Um barulho nos invade. Gente falando demais, ouvindo música demais, bebendo demais. Gente gritando demais, avançando sinal de trânsito demais, reclamando demais. É preciso recolher-se. Voltar-se para si mesmo, redescobrir o próprio centro. A vida pode ser mais lenta e silenciosa. O barulho é uma forma de preencher todos os espaços. E há momentos que precisamos suportar o vazio. O vazio não é tão ruim assim. Nem tudo precisa ser preenchido. As horas podem ser vazias, vazias como uma piscina na qual se nada no mais absoluto silêncio. Embaixo da água somos obrigados a nos esvaziarmos de nós mesmos. Às vezes precisamos de uma folga de quem somos. Precisamos desviar o olhar da nossa própria imagem. Sim, porque de quando em quando somos insuportáveis. Nem nós mesmos nos aguentamos, imagine os outros. Ter autocrítica é fundamental, nos ensina a silenciarmos.

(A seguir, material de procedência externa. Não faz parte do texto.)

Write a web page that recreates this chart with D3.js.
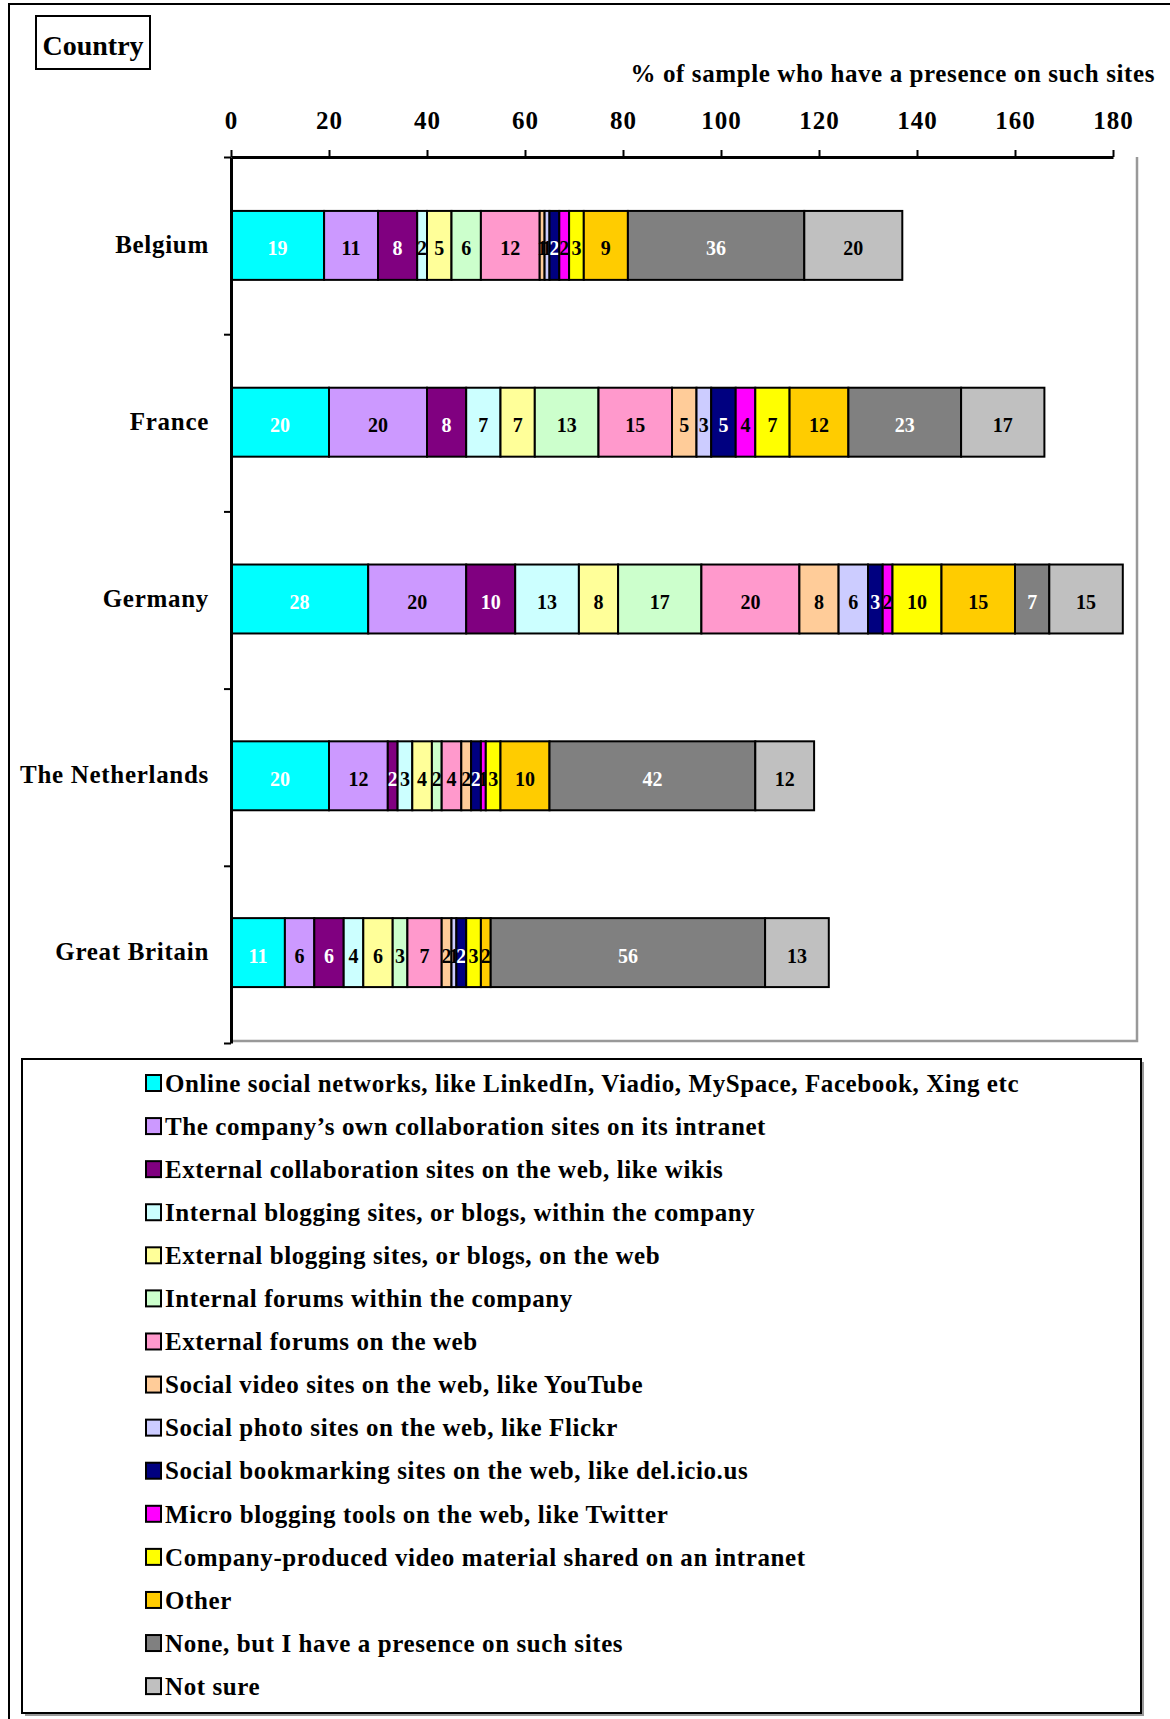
<!DOCTYPE html>
<html lang="en">
<head>
<meta charset="UTF-8">
<title>Presence on social sites by country</title>
<script src="https://cdn.jsdelivr.net/npm/d3@7/dist/d3.min.js"></script>
<style>
  body { margin: 0; background: #fff; }
  text { font-family: "Liberation Serif", "Times New Roman", serif; font-weight: bold; }
</style>
</head>
<body>
<script>
// categories (rows, top to bottom)
const countries = ['Belgium', 'France', 'Germany', 'The Netherlands', 'Great Britain'];

// series (stack order, left to right)
const seriesNames = [
  'Online social networks, like LinkedIn, Viadio, MySpace, Facebook, Xing etc',
  'The company\u2019s own collaboration sites on its intranet',
  'External collaboration sites on the web, like wikis',
  'Internal blogging sites, or blogs, within the company',
  'External blogging sites, or blogs, on the web',
  'Internal forums within the company',
  'External forums on the web',
  'Social video sites on the web, like YouTube',
  'Social photo sites on the web, like Flickr',
  'Social bookmarking sites on the web, like del.icio.us',
  'Micro blogging tools on the web, like Twitter',
  'Company-produced video material shared on an intranet',
  'Other',
  'None, but I have a presence on such sites',
  'Not sure'
];
const seriesColors = ['#00ffff', '#cc99ff', '#800080', '#ccffff', '#ffff99', '#ccffcc', '#ff99cc',
  '#ffcc99', '#ccccff', '#000080', '#ff00ff', '#ffff00', '#ffcc00', '#808080', '#c0c0c0'];
const whiteLabel = ['#00ffff', '#800080', '#000080', '#808080'];

// values per country, in series order
const belgium     = [19, 11, 8, 2, 5, 6, 12, 1, 1, 2, 2, 3, 9, 36, 20];
const france      = [20, 20, 8, 7, 7, 13, 15, 5, 3, 5, 4, 7, 12, 23, 17];
const germany     = [28, 20, 10, 13, 8, 17, 20, 8, 6, 3, 2, 10, 15, 7, 15];
const netherlands = [20, 12, 2, 3, 4, 2, 4, 2, 0, 2, 1, 3, 10, 42, 12];
const britain     = [11, 6, 6, 4, 6, 3, 7, 2, 1, 2, 0, 3, 2, 56, 13];

const xTicks = [0, 20, 40, 60, 80, 100, 120, 140, 160, 180];

const rows = [belgium, france, germany, netherlands, britain].map((vals, i) => {
  const r = { country: countries[i] };
  seriesNames.forEach((s, j) => r[s] = vals[j]);
  return r;
});

const width = 1170, height = 1719;
const plot = { left: 231, top: 157, right: 1137, bottom: 1041 };

const svg = d3.select('body').append('svg')
  .attr('width', width)
  .attr('height', height);

// outer frame (left and top edges)
svg.append('path')
  .attr('d', `M9,${height} V4 H${width}`)
  .attr('fill', 'none')
  .attr('stroke', '#000')
  .attr('stroke-width', 2);

const x = d3.scaleLinear().domain([0, 180]).range([plot.left, 1113]);
const y = d3.scaleBand().domain(countries).range([plot.top, plot.bottom]).paddingInner(0.61).paddingOuter(0.305);

// plot area right/bottom border
svg.append('path')
  .attr('d', `M${plot.right},${plot.top} V${plot.bottom} H${plot.left}`)
  .attr('fill', 'none')
  .attr('stroke', '#999')
  .attr('stroke-width', 2.5);

// stacked bars
const stack = d3.stack().keys(seriesNames)(rows);

const layers = svg.selectAll('g.layer')
  .data(stack)
  .enter().append('g')
  .attr('class', 'layer')
  .attr('fill', (d, i) => seriesColors[i]);

layers.selectAll('rect')
  .data(d => d.filter(p => p[1] > p[0]))
  .enter().append('rect')
  .attr('x', d => x(d[0]))
  .attr('y', d => y(d.data.country))
  .attr('width', d => x(d[1]) - x(d[0]))
  .attr('height', y.bandwidth())
  .attr('stroke', '#000')
  .attr('stroke-width', 2);

layers.each(function (layer, i) {
  d3.select(this).selectAll('text')
    .data(layer.filter(p => p[1] > p[0]))
    .enter().append('text')
    .attr('x', d => (x(d[0]) + x(d[1])) / 2)
    .attr('y', d => y(d.data.country) + y.bandwidth() / 2)
    .attr('dy', '0.5em')
    .attr('text-anchor', 'middle')
    .attr('font-size', 20)
    .attr('fill', whiteLabel.includes(seriesColors[i]) ? '#fff' : '#000')
    .text(d => d[1] - d[0]);
});

// top axis
const xAxis = svg.append('g')
  .attr('transform', `translate(0,${plot.top})`)
  .call(d3.axisTop(x).tickValues(xTicks).tickSize(7).tickPadding(21).tickSizeOuter(0));
xAxis.select('.domain').attr('stroke-width', 3);
xAxis.selectAll('.tick line').attr('stroke-width', 2);
xAxis.selectAll('.tick text')
  .attr('font-size', 25)
  .attr('letter-spacing', 1)
  .attr('font-family', '"Liberation Serif", serif')
  .attr('font-weight', 'bold')
  .attr('fill', '#000');

// left axis, ticks at band edges
const yEdge = d3.scaleLinear().domain([0, countries.length]).range([plot.top, plot.bottom + 2]);
const yAxis = svg.append('g')
  .attr('transform', `translate(${plot.left},0)`)
  .call(d3.axisLeft(yEdge).ticks(countries.length).tickFormat('').tickSize(7).tickSizeOuter(0));
yAxis.select('.domain').attr('stroke-width', 3);
yAxis.selectAll('.tick line').attr('stroke-width', 2);

// country labels
svg.append('g').selectAll('text')
  .data(countries)
  .enter().append('text')
  .attr('x', 209)
  .attr('y', d => y(d) + y.bandwidth() / 2)
  .attr('dy', '0.3em')
  .attr('text-anchor', 'end')
  .attr('font-size', 25)
  .attr('letter-spacing', 0.7)
  .text(d => d);

// axis title
svg.append('text')
  .attr('x', 1155)
  .attr('y', 82)
  .attr('text-anchor', 'end')
  .attr('font-size', 25)
  .attr('letter-spacing', 0.6)
  .text('% of sample who have a presence on such sites');

// "Country" box
svg.append('rect')
  .attr('x', 36).attr('y', 16).attr('width', 114).attr('height', 53)
  .attr('fill', '#fff').attr('stroke', '#000').attr('stroke-width', 2);
svg.append('text')
  .attr('x', 93).attr('y', 55)
  .attr('text-anchor', 'middle')
  .attr('font-size', 28)
  .text('Country');

// legend
const lg = { x: 22, y: 1059, w: 1119, h: 654 };
svg.append('rect')
  .attr('x', lg.x + 3).attr('y', lg.y + 3).attr('width', lg.w).attr('height', lg.h)
  .attr('fill', '#999');
svg.append('rect')
  .attr('x', lg.x).attr('y', lg.y).attr('width', lg.w).attr('height', lg.h)
  .attr('fill', '#fff').attr('stroke', '#000').attr('stroke-width', 2);

const items = svg.append('g').selectAll('g')
  .data(seriesNames)
  .enter().append('g')
  .attr('transform', (d, i) => `translate(146,${1083 + i * 43.08})`);

items.append('rect')
  .attr('x', 0).attr('y', -8)
  .attr('width', 15).attr('height', 16)
  .attr('fill', (d, i) => seriesColors[i])
  .attr('stroke', '#000')
  .attr('stroke-width', 2);

items.append('text')
  .attr('x', 19)
  .attr('dy', '0.35em')
  .attr('font-size', 25)
  .attr('letter-spacing', 0.6)
  .text(d => d);
</script>
</body>
</html>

Eu amo música, penso sempre que toda a vida precisa de uma trilha sonora, mas até para a música é preciso de limite. Música demais não deixa escutar o que realmente faz barulho dentro da gente. Talvez por isso se tenha tanto medo do silêncio, porque é no silêncio que ouvimos nossos fantasmas gritarem alto. É no silêncio que enfrentamos nossos sentimentos mais primitivos, aqueles que não queremos que ninguém saiba. Então o som aumenta e até uma música boa fica barulhenta.
O barulho é o excesso. E em todo excesso há um princípio de destruição. O excesso nos afasta da existência, nos arranca os pés da realidade e nos faz ficar birutas. Aquilo que era para ser bom passa a ser enlouquecedor. Sentimos um desconforto, mas tamponamos com outros excessos. Mais barulho ainda, mais internet ainda, mais medicação ainda.
É preciso baixar o volume do mundo. Com toda essa excitação que nos alcança os ouvidos, a pele, os poros, a mente, a alma, deixamos de ouvir o que importa. E o que importa? Talvez a primeira palavra dita pelo filho ainda bebê. Talvez a chance de ouvir-se dizendo um eu te amo. Talvez a beleza da chuva caindo em meio a madrugada, nos ajudando a encontrar o sono perdido. Talvez o rosto entristecido de um amigo que precisa conversar sobre aquilo que o está machucando. Talvez a noção de que não somos tão importante assim quanto pensamos, afinal, o volume que está dentro do seu carro é seu, não precisa compartilhar com a rua toda.
Sempre lembro da música do Frejat, do verso que diz que rir demais é desespero. E penso, quanto desespero há no barulho. Há no barulho uma despresença, um afastamento de si e dos outros. Talvez seja essa a busca: a distância, no entanto, esse tipo de distância causa angústia. Parece paradoxal, mas permitir-se encontrar-se com o próprio silêncio é alcançar uma distância saudável de si mesmo, principalmente. É chegar a uma lonjura boa, daquelas que, apesar de assustadora num primeiro momento, nos coloca a par das nossas dores. E é vivenciando as dores, que descobrimos que podemos ser alegres e divertidos, sem fazer barulho algum.